Poin kesalahan yang muncul adalah bagaimana pendekatan atau cara yang digunakan oleh pemangku kebijakan untuk menginformasikan masyarakat terdampak.
Hak masyarakat asli, pada dasarnya mungkin dapat mengutip sedikit dari Hak FPIC sebagaimana diamanatkan pada United Nation Declaration on the Rights of Indigenous Peoples (UNDRIP) atau Deklarasi PBB tentang Hak-Hak Masyarakat Adat.
Substansi FPIC setidaknya bermuatan free (dibebaskan dalam menentukan pilihan), prior (diutamakan dalam pengambilan keputusan), informed (diberi tahu dengan konkret dan holistik), dan consent (mengedepankan konsensus/kesepakatan atas program yang akan dijalankan).
Maka dari itu, pada hakikatnya ruang hidup yang dimiliki oleh masyarakat sipil manapun tidak boleh untuk dirampas begitu saja atas dasar apapun, termasuk investasi maupun pembangunan.

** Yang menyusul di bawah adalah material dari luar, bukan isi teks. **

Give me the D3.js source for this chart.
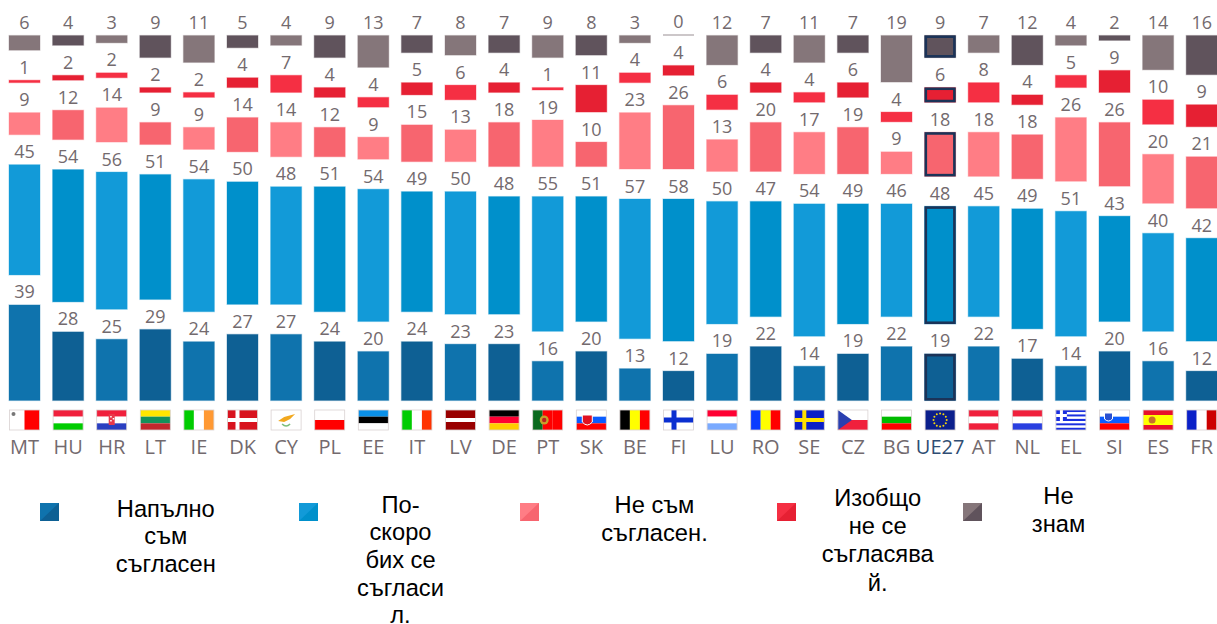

Argumen tersebut juga sejalan dengan amanat Pasal 3 UUPA yang mengatur terkait hak ulayat.
Dengan berbagai moderasi yang eksis sampai sekarang, tentunya model-model perampasan ruang hidup kian meluas dan menyeluruh hingga bisa saja menyerang berbagai aspek masyarakat.
Hal ini patut dikritisi semata-mata untuk menjaga muruah negara hukum (rechtstaat) yang harus menempatkan penegakan hak asasi manusia dan supremasi hukum dalam menentukan arah kebijakan serta sebagai bentuk implementasi nyata dari semangat Pasal 1 ayat (3) Undang-Undang Dasar yakni standing Indonesia sebagai negara hukum.
Prinsip penetapan suatu aplikasi wewenang maupun arah pembangunan yang ditentukan nantinya oleh para pemangku kebijakan harus dilakukan dengan skema bottom up bukan top down.
Penekanan yang nantinya dicanangkan adalah bagaimana memobilisasi aspirasi dari masyarakat setempat dengan cara pelibatan secara langsung demi konkretisasi partisipasi bermakna (meaningful participation).
Alangkah menyedihkannya setelah menengok temuan dari Aliansi Masyarakat Adat Nusantara (AMAN) bahwasanya sepanjang 2019-2022 setidaknya terdapat 301 kasus sengketa lahan yang merugikan entitas masyarakat adat. Hal ini patut direfleksikan dengan cermat terlebih mengingat berbagai praktik legitimasi perampasan ruang hidup yang dilakukan oleh penguasa.
Sebagai penutup, telah dimaktubkan dengan jelas dan eksplisit dalam UUPA, salah satunya pada Penjelasan Umum angka 3 ayat (1), bahwa landasan dari Hukum Agraria Nasional adalah Hukum Adat.
Konsekuensi logis yang muncul dari amanat pasal tersebut adalah penerapan Hukum Tanah Nasional harus bersendikan pengakuan yang faktual terhadap Hukum Adat serta hak-hak yang melekat pada Masyarakat Adat itu sendiri.